We are looking for an enthusiastic and talented graduate in a relevant biomedical, statistics or health sciences discipline, wishing to develop strong interdisciplinary skills at the interface of genetic epidemiology, medical statistics and ophthalmology for an exciting 3-year PhD opportunity funded by the National Eye Research Centre. The studentship will investigate the links between glycaemic traits, insulin signaling and the pathogenesis of myopia in the Academic Department of Ophthalmology within Bristol Medical School, and through links with the MRC Integrative Epidemiology Unit, NIHR Bristol Biomedical Research Centre in Nutrition and Cardiff School of Optometry and Vision Sciences. The successful candidate will have access to an excellent training portfolio of short courses and transferable skills training and be part of a cross-disciplinary cohort of PhD students. They will be supervised by a team including Dr Denize Atan, Dr Cathy Williams, Professor Hamilton-Shield and Professor Guggenheim with expertise in genetic epidemiology, diabetes and myopia.

Research Aims

Myopia, or short-sightedness, is one of the most common causes of sight impairment worldwide. By 2050, five billion people- half the world’s population- will be short-sighted, compared to ~1.4 billion people today. Recent rises in myopia prevalence, particularly high myopia, are driven by increasingly earlier myopia onset and progression rates in childhood. We have shown that more time spent in education is a causal risk factor for myopia. The mechanisms underlying this relationship aren’t clear, but the results of animal and epidemiological studies have shown that reduced daylight exposure and near work, as well as increasing urbanization, socioeconomic position, diet, and prenatal factors are important.
Myopia prevalence is higher in countries adopting a Western diet and lifestyle and genes implicated in myopia pathogenesis from genome-wide association studies (GWAS) include genes involved in insulin/glucose signalling and obesity/fat metabolism. This project aims to determine how genetic and environmental factors interact with insulin signalling to affect myopia pathogenesis.

Candidate requirements

Applicants must hold/achieve a minimum of an upper second-class honours degree (or international equivalent) in a biological, statistics or related science or medical subject.

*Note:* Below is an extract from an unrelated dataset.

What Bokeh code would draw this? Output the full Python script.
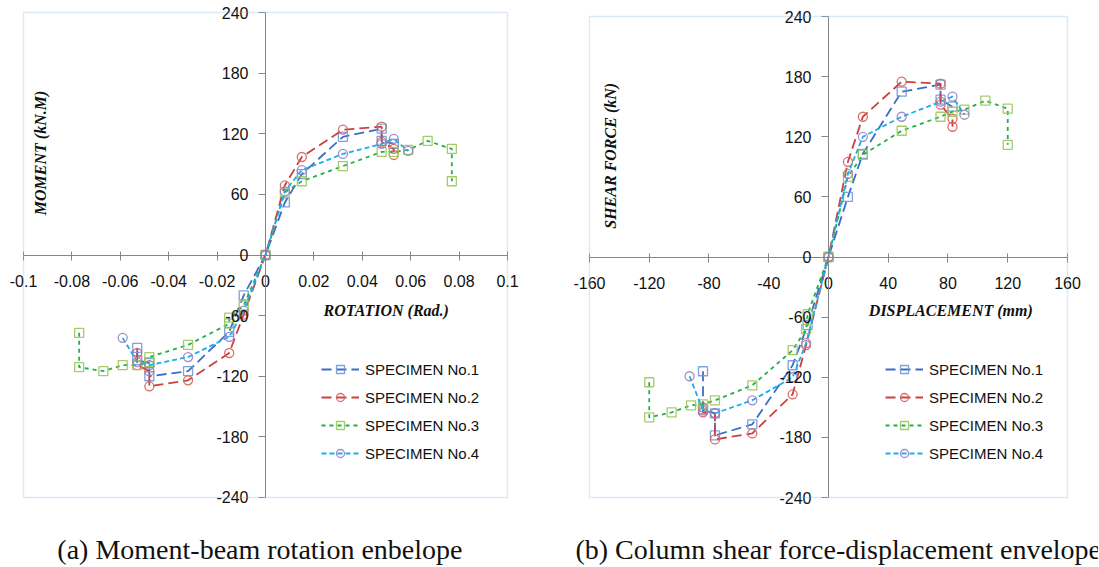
import math
from bokeh.plotting import figure
from bokeh.models import (Range1d, LinearAxis, FixedTicker, Label, Legend, LegendItem,
                          BoxAnnotation)
from bokeh.layouts import row
from bokeh.embed import file_html
from bokeh.resources import INLINE

# ---------------- data : panel (a) moment - rotation ----------------
rot_ticks = [-0.1, -0.08, -0.06, -0.04, -0.02, 0, 0.02, 0.04, 0.06, 0.08, 0.1]
rot_tick_labels = ["-0.1", "-0.08", "-0.06", "-0.04", "-0.02", "0", "0.02", "0.04", "0.06", "0.08", "0.1"]
mom_ticks = [-240, -180, -120, -60, 0, 60, 120, 180, 240]
mom_tick_labels = ["-240", "-180", "-120", "-60", "0", "60", "120", "180", "240"]

a1_rot = [-0.053, -0.053, -0.048, -0.048, -0.032, -0.015, -0.009, 0, 0.008, 0.015, 0.032, 0.048, 0.048, 0.053]
a1_mom = [-92, -104, -107, -120, -115, -76, -40, 0, 52, 80, 117, 125, 113, 110]
a2_rot = [-0.053, -0.053, -0.048, -0.048, -0.032, -0.015, -0.009, 0, 0.008, 0.015, 0.032, 0.048, 0.048, 0.053, 0.053]
a2_mom = [-97, -109, -115, -130, -124, -97, -59, 0, 69, 97, 124, 127, 112, 105, 99]
a3_rot = [-0.077, -0.077, -0.067, -0.059, -0.053, -0.048, -0.048, -0.032, -0.015, -0.015, -0.009, 0,
          0.008, 0.015, 0.032, 0.048, 0.053, 0.059, 0.067, 0.077, 0.077]
a3_mom = [-77, -111, -115, -109, -109, -106, -101, -89, -68, -62, -50, 0,
          62, 73, 88, 102, 102, 104, 113, 105, 73]
a4_rot = [-0.059, -0.053, -0.048, -0.032, -0.015, -0.009, 0, 0.008, 0.015, 0.032, 0.048, 0.053, 0.059]
a4_mom = [-82, -106, -109, -101, -81, -55, 0, 63, 84, 100, 110, 115, 103]

# ---------------- data : panel (b) shear force - displacement ----------------
disp_ticks = [-160, -120, -80, -40, 0, 40, 80, 120, 160]
disp_tick_labels = ["-160", "-120", "-80", "-40", "0", "40", "80", "120", "160"]
shear_ticks = [-240, -180, -120, -60, 0, 60, 120, 180, 240]
shear_tick_labels = ["-240", "-180", "-120", "-60", "0", "60", "120", "180", "240"]

b1_disp = [-84, -84, -76, -76, -51, -24, -14, 0, 13, 23, 49, 75, 75, 83]
b1_force = [-114, -152, -156, -178, -167, -108, -68, 0, 60, 103, 165, 172, 157, 150]
b2_disp = [-84, -84, -76, -76, -51, -24, -15, 0, 13, 23, 49, 75, 75, 83, 83]
b2_force = [-150, -155, -156, -182, -176, -137, -88, 0, 95, 140, 175, 173, 152, 138, 130]
b3_disp = [-120, -120, -105, -92, -84, -76, -51, -24, -15, -14, 0, 13, 23, 49, 75, 83, 91, 105, 120, 120]
b3_force = [-125, -160, -155, -148, -147, -143, -128, -93, -72, -57, 0, 80, 102, 126, 140, 145, 147, 156, 148, 112]
b4_disp = [-93, -84, -76, -51, -24, -15, 0, 13, 23, 49, 75, 83, 91]
b4_force = [-119, -153, -156, -143, -120, -86, 0, 83, 120, 140, 155, 160, 142]

names = ["SPECIMEN No.1", "SPECIMEN No.2", "SPECIMEN No.3", "SPECIMEN No.4"]

# ---------------- styles ----------------
LINE_COLORS = ["#3D6DC2", "#C9423E", "#22B04C", "#1AAFEA"]
MARK_COLORS = ["#6F98D8", "#D4625C", "#9DC55C", "#9A80C2"]
DASHES = ["10 5", "10 5", "4 4", "5 3"]
MARKERS = ["square", "circle", "square", "circle"]
AXIS_COLOR = "#868686"
FRAME_COLOR = "#8EB4E3"
TICK_FONT = "Liberation Sans"
TITLE_FONT = "Liberation Serif"


def make_panel(width, height, view_x, view_y, xr, yr, xticks, xlabels, yticks, ylabels, series,
               xtitle, xtitle_pos, ytitle, ytitle_pos, caption, caption_pos, legend_pos):
    p = figure(width=width, height=height, min_border=0,
               min_border_left=0, min_border_right=0, min_border_top=0, min_border_bottom=0,
               x_range=Range1d(*view_x), y_range=Range1d(*view_y),
               x_axis_type=None, y_axis_type=None, title=None,
               output_backend="svg", toolbar_location=None)
    p.outline_line_color = None
    p.xgrid.visible = False
    p.ygrid.visible = False
    p.background_fill_color = "white"
    p.border_fill_color = "white"

    # plot-area border
    p.add_layout(BoxAnnotation(left=xr[0], right=xr[1], bottom=yr[0], top=yr[1],
                               fill_alpha=0, line_color=FRAME_COLOR, line_width=1.4))

    xa = LinearAxis(fixed_location=0, ticker=FixedTicker(ticks=xticks), bounds=xr)
    xa.major_label_overrides = dict(zip(xticks, xlabels))
    xa.axis_line_color = AXIS_COLOR
    xa.major_tick_line_color = AXIS_COLOR
    xa.major_tick_in = 4
    xa.major_tick_out = 5
    xa.minor_tick_line_color = None
    xa.major_label_standoff = 15
    xa.major_label_text_font = TICK_FONT
    xa.major_label_text_font_size = "16px"
    xa.major_label_text_color = "#111111"
    p.add_layout(xa, "below")

    ya = LinearAxis(fixed_location=0, ticker=FixedTicker(ticks=yticks), bounds=yr)
    ya.major_label_overrides = dict(zip(yticks, ylabels))
    ya.axis_line_color = AXIS_COLOR
    ya.major_tick_line_color = AXIS_COLOR
    ya.major_tick_in = 0
    ya.major_tick_out = 7
    ya.minor_tick_line_color = None
    ya.major_label_standoff = 10
    ya.major_label_text_font = TICK_FONT
    ya.major_label_text_font_size = "16px"
    ya.major_label_text_color = "#111111"
    p.add_layout(ya, "left")

    items = []
    for i, (xs, ys) in enumerate(series):
        lr = p.line(xs, ys, line_color=LINE_COLORS[i], line_width=1.8, line_dash=DASHES[i])
        sr = p.scatter(xs, ys, marker=MARKERS[i], size=9, fill_color=None,
                       line_color=MARK_COLORS[i], line_width=1.3, line_alpha=0.9)
        items.append(LegendItem(label=names[i], renderers=[lr, sr]))

    leg = Legend(items=items, location=legend_pos, orientation="vertical")
    leg.label_text_font = TICK_FONT
    leg.label_text_font_size = "15px"
    leg.label_text_color = "#111111"
    leg.glyph_width = 38
    leg.glyph_height = 20
    leg.label_height = 20
    leg.spacing = 8
    leg.padding = 10
    leg.label_standoff = 6
    leg.border_line_alpha = 0
    leg.background_fill_alpha = 0
    p.add_layout(leg, "center")

    p.add_layout(Label(x=xtitle_pos[0], y=xtitle_pos[1], text=xtitle, text_font=TITLE_FONT,
                       text_font_style="bold italic", text_font_size="16px",
                       text_align="left", text_baseline="middle", text_color="#111111"))
    p.add_layout(Label(x=ytitle_pos[0], y=ytitle_pos[1], text=ytitle, text_font=TITLE_FONT,
                       text_font_style="bold italic", text_font_size="16px", angle=math.pi / 2,
                       text_align="center", text_baseline="middle", text_color="#111111"))
    p.add_layout(Label(x=caption_pos[0], y=caption_pos[1], text=caption, text_font=TITLE_FONT,
                       text_font_size="28px", text_align="left", text_baseline="middle",
                       text_color="#111111"))
    return p


pa = make_panel(560, 567, (-0.1095, 0.1219), (-309.3, 251.9), (-0.1, 0.1), (-240, 240),
                rot_ticks, rot_tick_labels, mom_ticks, mom_tick_labels,
                [(a1_rot, a1_mom), (a2_rot, a2_mom), (a3_rot, a3_mom), (a4_rot, a4_mom)],
                "ROTATION (Rad.)", (0.024, -55),
                "MOMENT  (kN.M)", (-0.093, 103),
                "(a) Moment-beam rotation enbelope", (-0.0860, -291.5),
                (311, 94))

pb = make_panel(538, 567, (-179.4, 180.75), (-309.85, 256.0), (-160, 160), (-240, 240),
                disp_ticks, disp_tick_labels, shear_ticks, shear_tick_labels,
                [(b1_disp, b1_force), (b2_disp, b2_force), (b3_disp, b3_force), (b4_disp, b4_force)],
                "DISPLACEMENT (mm)", (27, -53),
                "SHEAR FORCE  (kN)", (-146, 103),
                "(b) Column shear force-displacement envelope", (-169.4, -292),
                (315, 94))

layout = row(pa, pb)
open("out.html", "w").write(file_html(layout, INLINE))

Interested and suitably qualified candidates should make informal contact with Dr Denize Atan (). The project is available to start between 1st October and 1st December 2019.

How to apply

Please make an online application for this project at http://www.bris.ac.uk/pg-howtoapply. Please select Faculty of Health Sciences and Translational Health Science PhD on the Programme Choice page. You will be prompted to enter details of the studentship in the Funding and Research Details sections of the form. Please ensure you have read our admissions statement before making an application. http://www.bristol.ac.uk/study/media/postgraduate/admissions-statements/2019/translationalhealthsciencespgr.pdf For general enquiries linked to the online application process, please email

Closing date: 9am, 1st September 2019.

Funding Notes

This is a fully-funded PhD Scholarship for UK/EU individuals which includes all tuition fees. Non-EU applicants are welcome to apply but would need to cover the difference between home and overseas fees.